When everything is mixed together it will look very shaggy, messy and the dough will rip! However, as the folds are continued, the gluten structure is created and the dough will come together and become stronger. By the last stretch and fold there will be a significant difference in texture and the dough should be able to stretch pretty well and feel strong yet flexible.
We like using a cast iron to bake in because the results in a crispy bottom. But you can also use a stainless steel pan as well with lots of oil to cover the bottom.
Prep Time: 30 minutes + 1.5 hours proof time
Cook Time: 25 minutes
500g All-purpose or bread flour
410 ml lukewarm water, 115 degrees F
1 ½ teaspoon fine salt
1/2 teaspoon sugar
2 teaspoon instant or active dried yeast
1/4 cup black garlic sliced in half
1/2 cup castelvetrano olives
- In a large bowl combine the yeast, water, and sugar to let it bloom. You should see it bubble a little. In another bowl combine flour, salt and mix together then pour your flour mixture into the yeast mixture to create a wet and well-combined dough. Leave it to sit for 15 minutes before applying 4 sets of stretch and folds spread out over an hour, one set every 15 minutes.
- A stretch and fold method is where one side of the dough is stretched up and pulled over itself. The bowl is then turned and this move is repeated on the following side. Continue stretching and folding and turning the bowl until all sides have been folded. That is one set of stretch and folds.

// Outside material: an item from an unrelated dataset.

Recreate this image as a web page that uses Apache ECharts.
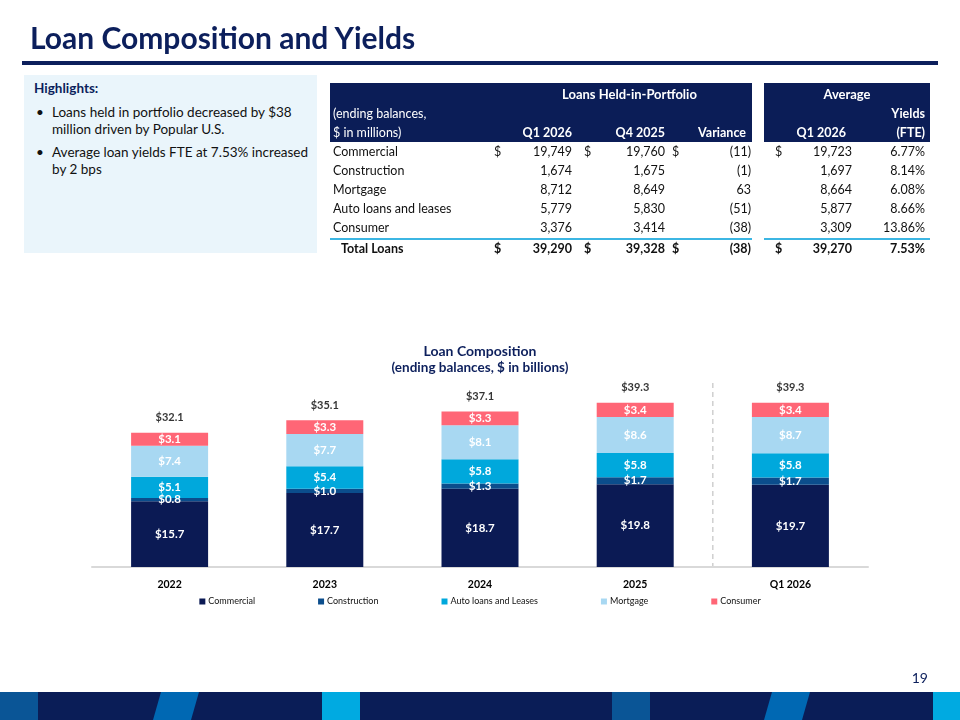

At first it will look very shaggy, messy and the dough will rip easily! However, as the folds are continued, the gluten structure is created and the dough will get stronger and come together. By the last stretch and fold there will be a significant difference in texture and the dough should be able to stretch pretty well and feel strong.
- Coat a large cast iron skillet or a 9 x 13inch / 23x33cm metal or nonstick baking tray with 2 tablespoons of olive oil and place the dough into the vessel. Let it sit and rest for 5 minutes, then use oiled fingers to spread the dough out into the skillet. Leave it to proof at room temperature for 1.5 hours until it has doubled.
- When you are ready to bake, preheat the oven to 410°F/210°C fan-bake or 450°F/230°C regular oven. While that is preheating, drizzle a little more olive oil over the dough, then use oiled fingers to create deep dimples in the dough, pushing just at the surface all over the top.
- While you are creating the dimples at the top, at the same time push in the black garlic and olives.
- Bake the focaccia for around 25-30 minutes until puffed and deep golden brown. Remove it from the oven and carefully remove it from the skillet. Let it cool on a tray for at least 15 minutes before serving. Finish with fresh lemon thyme and sea salt on top.